__DATASET CONTENT__:

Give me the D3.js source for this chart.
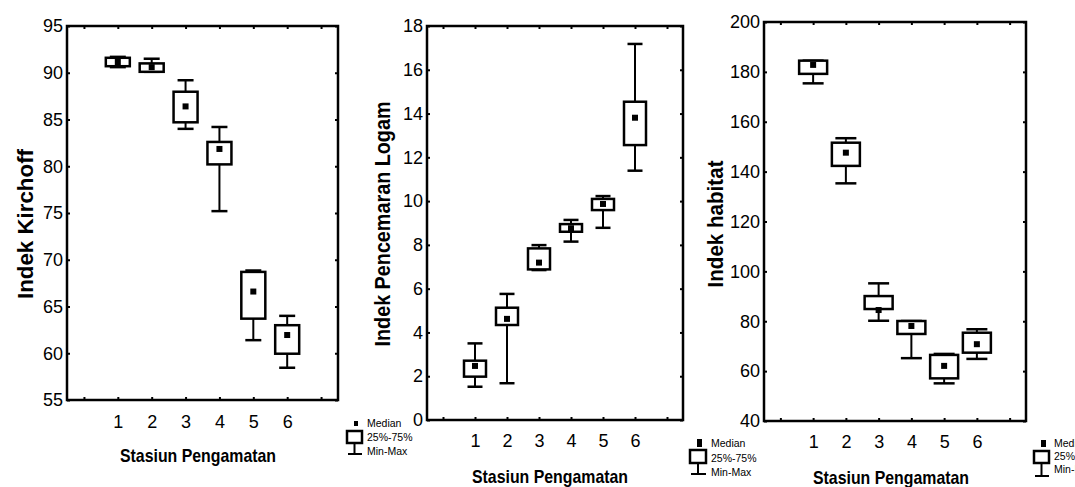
<!DOCTYPE html>
<html><head><meta charset="utf-8">
<script src="https://cdn.jsdelivr.net/npm/d3@7"></script>
<style>body{margin:0;background:#fff}svg{display:block}</style>
</head><body>
<svg id="c" width="1075" height="487"></svg>
<script>
// ---------- data ----------
const stations = [1, 2, 3, 4, 5, 6];
const xTickPositions = [0, 1, 2, 3, 4, 5, 6, 7];
const xTitle = "Stasiun Pengamatan";
const legendLabels = ["Median", "25%-75%", "Min-Max"];

// Indek Kirchoff
const kirMin = [90.6, 90.1, 84.0, 75.2, 61.4, 58.45];
const kirQ1  = [90.7, 90.1, 84.7, 80.2, 63.7, 59.95];
const kirMed = [91.15, 90.6, 86.4, 81.85, 66.6, 61.95];
const kirQ3  = [91.6, 91.0, 87.97, 82.6, 68.7, 63.0];
const kirMax = [91.7, 91.5, 89.2, 84.2, 68.85, 64.0];
const kirTicks = [55, 60, 65, 70, 75, 80, 85, 90, 95];

// Indek Pencemaran Logam
const logMin = [1.52, 1.68, 6.85, 8.15, 8.78, 11.39];
const logQ1  = [1.98, 4.34, 6.88, 8.6, 9.59, 12.56];
const logMed = [2.47, 4.62, 7.19, 8.76, 9.87, 13.81];
const logQ3  = [2.71, 5.13, 7.84, 8.95, 10.1, 14.54];
const logMax = [3.5, 5.76, 7.99, 9.14, 10.23, 17.18];
const logTicks = [0, 2, 4, 6, 8, 10, 12, 14, 16, 18];

// Indek habitat
const habMin = [175.4, 135.3, 80.2, 65.2, 55.1, 64.9];
const habQ1  = [179.2, 142.3, 84.9, 74.9, 57.1, 67.4];
const habMed = [182.8, 147.6, 84.5, 78.1, 62.1, 70.8];
const habQ3  = [184.5, 151.6, 90.1, 80.1, 66.5, 75.4];
const habMax = [184.5, 153.4, 95.2, 80.1, 66.9, 76.8];
const habTicks = [40, 60, 80, 100, 120, 140, 160, 180, 200];

// ---------- layout ----------
const panels = [
  {title: "Indek Kirchoff", titleLen: 150, titleX: 33, mn: kirMin, q1: kirQ1, md: kirMed, q3: kirQ3, mx: kirMax,
   ticks: kirTicks, dom: [55, 95], x0: 67, x1: 338, yT: 26, yB: 400, boxW: 24, capW: 16, xPad: 15, medW: 6,
   xtC: 198, xtB: 462,
   leg: {bx: 347, by: 431, bw: 15, bh: 12, cap: 454, sq: [354, 421, 4, 5], tx: 367, ty: [423, 437, 451]}},
  {title: "Indek Pencemaran Logam", titleLen: 245, titleX: 390, mn: logMin, q1: logQ1, md: logMed, q3: logQ3, mx: logMax,
   ticks: logTicks, dom: [0, 18], x0: 427, x1: 683, yT: 26, yB: 420, boxW: 22, capW: 15, xPad: 14, medW: 6,
   xtC: 550, xtB: 483,
   leg: {bx: 690, by: 450, bw: 16, bh: 13, cap: 474, sq: [697, 439, 5, 8], tx: 711, ty: [443, 458, 472]}},
  {title: "Indek habitat", titleLen: 127, titleX: 723, mn: habMin, q1: habQ1, md: habMed, q3: habQ3, mx: habMax,
   ticks: habTicks, dom: [40, 200], x0: 764, x1: 1026, yT: 22, yB: 421, boxW: 28, capW: 21, xPad: 14, medW: 6,
   xtC: 891, xtB: 484,
   leg: {bx: 1034, by: 451, bw: 15, bh: 12, cap: 476, sq: [1041, 440, 5, 7], tx: 1054, ty: [443, 456, 469]}}
];

const tickFont = '"Liberation Sans", Arial, sans-serif';
const titleFont = '"Liberation Sans Narrow", "Arial Narrow", "Liberation Sans", Arial, sans-serif';
const svg = d3.select("#c");

panels.forEach(p => {
  const g = svg.append("g");
  const x = d3.scaleLinear().domain([-0.5, 7.5]).range([p.x0, p.x1]);
  const y = d3.scaleLinear().domain(p.dom).range([p.yB, p.yT]);

  // axes (inward ticks)
  const axL = d3.axisLeft(y).tickValues(p.ticks).tickSizeInner(-3).tickSizeOuter(0).tickPadding(4);
  const axR = d3.axisRight(y).tickValues(p.ticks).tickSizeInner(-3).tickSizeOuter(0).tickFormat("");
  const axT = d3.axisTop(x).tickValues(xTickPositions).tickSizeInner(-3).tickSizeOuter(0).tickFormat("");
  const axB = d3.axisBottom(x).tickValues(xTickPositions).tickSizeInner(-3).tickSizeOuter(0)
    .tickPadding(p.xPad).tickFormat(d => stations.includes(d) ? d : "");

  const gl = g.append("g").attr("transform", `translate(${p.x0},0)`).call(axL);
  const gr = g.append("g").attr("transform", `translate(${p.x1},0)`).call(axR);
  const gt = g.append("g").attr("transform", `translate(0,${p.yT})`).call(axT);
  const gb = g.append("g").attr("transform", `translate(0,${p.yB})`).call(axB);
  [gl, gr, gt, gb].forEach(a => {
    a.select(".domain").remove();
    a.selectAll(".tick line").attr("stroke", "#000").attr("stroke-width", 2);
    a.selectAll("text").attr("fill", "#000").style("font-family", tickFont).style("font-size", "18px");
  });

  // frame
  g.append("rect").attr("x", p.x0).attr("y", p.yT).attr("width", p.x1 - p.x0).attr("height", p.yB - p.yT)
    .attr("fill", "none").attr("stroke", "#000").attr("stroke-width", 2.5);

  // boxes
  stations.forEach((s, i) => {
    const cx = x(s);
    const b = g.append("g");
    b.append("line").attr("x1", cx).attr("x2", cx).attr("y1", y(p.mn[i])).attr("y2", y(p.mx[i]))
      .attr("stroke", "#000").attr("stroke-width", 2);
    [p.mn[i], p.mx[i]].forEach(v => {
      b.append("line").attr("x1", cx - p.capW / 2).attr("x2", cx + p.capW / 2).attr("y1", y(v)).attr("y2", y(v))
        .attr("stroke", "#000").attr("stroke-width", 2.5);
    });
    b.append("rect").attr("x", cx - p.boxW / 2).attr("y", y(p.q3[i])).attr("width", p.boxW)
      .attr("height", Math.max(1, y(p.q1[i]) - y(p.q3[i])))
      .attr("fill", "#fff").attr("stroke", "#000").attr("stroke-width", 2.5);
    b.append("rect").attr("x", cx - p.medW / 2).attr("y", y(p.md[i]) - p.medW / 2)
      .attr("width", p.medW).attr("height", p.medW).attr("fill", "#000");
  });

  // y title
  g.append("text").attr("transform", `translate(${p.titleX},${224}) rotate(-90)`)
    .attr("text-anchor", "middle").attr("textLength", p.titleLen).attr("lengthAdjust", "spacingAndGlyphs")
    .style("font-family", titleFont).style("font-weight", "bold").style("font-size", "22px").text(p.title);

  // x title
  g.append("text").attr("x", p.xtC).attr("y", p.xtB).attr("text-anchor", "middle")
    .attr("textLength", 156).attr("lengthAdjust", "spacingAndGlyphs")
    .style("font-family", titleFont).style("font-weight", "bold").style("font-size", "19px").text(xTitle);

  // legend
  const L = p.leg;
  const lg = g.append("g");
  lg.append("rect").attr("x", L.sq[0]).attr("y", L.sq[1]).attr("width", L.sq[2]).attr("height", L.sq[3]).attr("fill", "#000");
  const mid = L.bx + L.bw / 2;
  lg.append("line").attr("x1", mid).attr("x2", mid).attr("y1", L.by + L.bh).attr("y2", L.cap).attr("stroke", "#000").attr("stroke-width", 2);
  lg.append("line").attr("x1", L.bx + 1).attr("x2", L.bx + L.bw).attr("y1", L.cap).attr("y2", L.cap).attr("stroke", "#000").attr("stroke-width", 2);
  lg.append("rect").attr("x", L.bx).attr("y", L.by).attr("width", L.bw).attr("height", L.bh)
    .attr("fill", "#fff").attr("stroke", "#000").attr("stroke-width", 2.5);
  legendLabels.forEach((t, k) => {
    lg.append("text").attr("x", L.tx).attr("y", L.ty[k]).attr("dy", "0.35em")
      .style("font-family", titleFont).style("font-size", "10.5px").text(t);
  });
});
</script>
</body></html>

__REQUIRED TASK__:
From the first line above down to the line with "85, 90, 95];", reproduce every line and no others, omitting pictures.

__RESULT__:
Give me the D3.js source for this chart.
<!DOCTYPE html>
<html><head><meta charset="utf-8">
<script src="https://cdn.jsdelivr.net/npm/d3@7"></script>
<style>body{margin:0;background:#fff}svg{display:block}</style>
</head><body>
<svg id="c" width="1075" height="487"></svg>
<script>
// ---------- data ----------
const stations = [1, 2, 3, 4, 5, 6];
const xTickPositions = [0, 1, 2, 3, 4, 5, 6, 7];
const xTitle = "Stasiun Pengamatan";
const legendLabels = ["Median", "25%-75%", "Min-Max"];

// Indek Kirchoff
const kirMin = [90.6, 90.1, 84.0, 75.2, 61.4, 58.45];
const kirQ1  = [90.7, 90.1, 84.7, 80.2, 63.7, 59.95];
const kirMed = [91.15, 90.6, 86.4, 81.85, 66.6, 61.95];
const kirQ3  = [91.6, 91.0, 87.97, 82.6, 68.7, 63.0];
const kirMax = [91.7, 91.5, 89.2, 84.2, 68.85, 64.0];
const kirTicks = [55, 60, 65, 70, 75, 80, 85, 90, 95];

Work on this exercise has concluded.